Venezuela is currently mired in arguably the most severe economic, social, and political crises in the country’s recent history. The food crisis in particular, has had the country on knife’s edge for nearly 3 years now.
Ever since global oil prices took a downward turn in mid-2014, Venezuela’s oil-dependent economy has sunk into an impressive state of decline. The economic crisis, now exacerbated by the food crisis, has incited unprecedented levels of disillusion, despair, and ire among the masses. It has also exposed the government of Nicolás Maduro’s increasing proclivity to turn a blind eye to democratic governance and rule of law.
What began as an occasional shortage of certain food products such as chicken, rice, and oil in supermarkets in the capital city of Caracas and elsewhere soon devolved into a chronic shortage, and now this summer, into a full-blown food crisis. In August 2016, United Nations Secretary General Ban Ki-moon declared a humanitarian crisis in Venezuela. He attributed the crisis mainly to the country’s political instability. Humanitarian crisis is, from all angles, an apt characterization of the current situation in Venezuela, given that in addition to the perpetual food shortage, there is also a dearth of essential medicines and very limited electricity and water supply.
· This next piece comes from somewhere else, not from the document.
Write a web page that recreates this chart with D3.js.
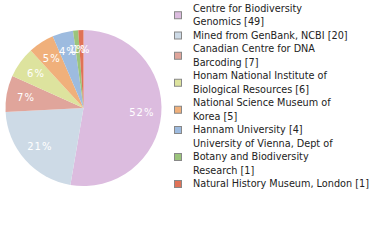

The present landscape in Venezuela, especially in Caracas, has been marked, for months now, by standstill supermarkets, daily looting, protests in the streets, and intense clashes between civilians and the police and national guard. In June 2016, the government purchased approximately 115,000 tons of imported foodstuffs. President Maduro announced that the food would only be distributed by Local Supply and Production Committees (CLAP), part of a new food distribution system created by the government to handle the food crisis. Opposition parties to the government argued that the new food distribution system would exacerbate the crisis by giving the government monopoly over the country’s main food supply.
While the food crisis casts a longer shadow over Venezuela with the passing of each day, the country’s deepening economic recession, namely the precipitous depreciation of the bolivar currency and the government’s mounting debt payments, threaten to accelerate Venezuela’s decadence. According to the International Monetary Fund (IMF), Venezuela has been, and will most likely remain, the world’s worst performing economy this year. The bleak prediction includes a 10% shrinking of the economy and inflation topping 700%. Far beyond ankle-deep in these severely turbulent waters, the government has been prioritizing payment of its tower of debt – an immense challenge in and of itself as the value of the bolivar continuously slides – over the acquisition of basic food items. Even as images of ransacked supermarkets, famished families, and round-the-clock protests continue to sear the conscience of Venezuela and the global community, the government recently, to the surprise and chagrin of many, rejected humanitarian assistance offered by both Amnesty International and the United Nations.
Among the government’s more significant initiatives to alleviate the food crisis was the reopening of the Venezuela-Colombia border this summer. Maduro’s government indefinitely closed the border in 2015 to prevent the smuggling of subsidized goods by criminal gangs and paramilitary groups into Venezuela. As a result of the decision to reopen the border, albeit only during specific hours of the day, up to 44,000 Venezuelans are estimated to have crossed into Colombia, under stringent security, to purchase basic food items, medicine, and toiletries. It is unknown for how long the border will remain open, as no official announcement has yet been made by either the Venezuelan or Colombian government. A different initiative by the government has generated substantially greater controversy than the reopening of the Venezuela-Colombia border. At the end of July 2016, President Maduro issued a decree that requires all employers in the public and private sector to allow the government to reassign their employees to work on state-owned farms for a period of up to 60 days. The decree is not yet in force. It remains to be seen whether the legislation will become effective, as it has been met with forcible opposition throughout the country and widely condemned by international human rights organizations, including Amnesty International. According to the government, the objective of the decree is to bolster the slumping agricultural sector and increase overall food production.
As the year progresses, many eyes will be focused on Venezuela. It would not be a welcome time for the South American region to deal with the effects of another major country’s economic slump and political devolution (most recently, and ongoing, the case of Brazil).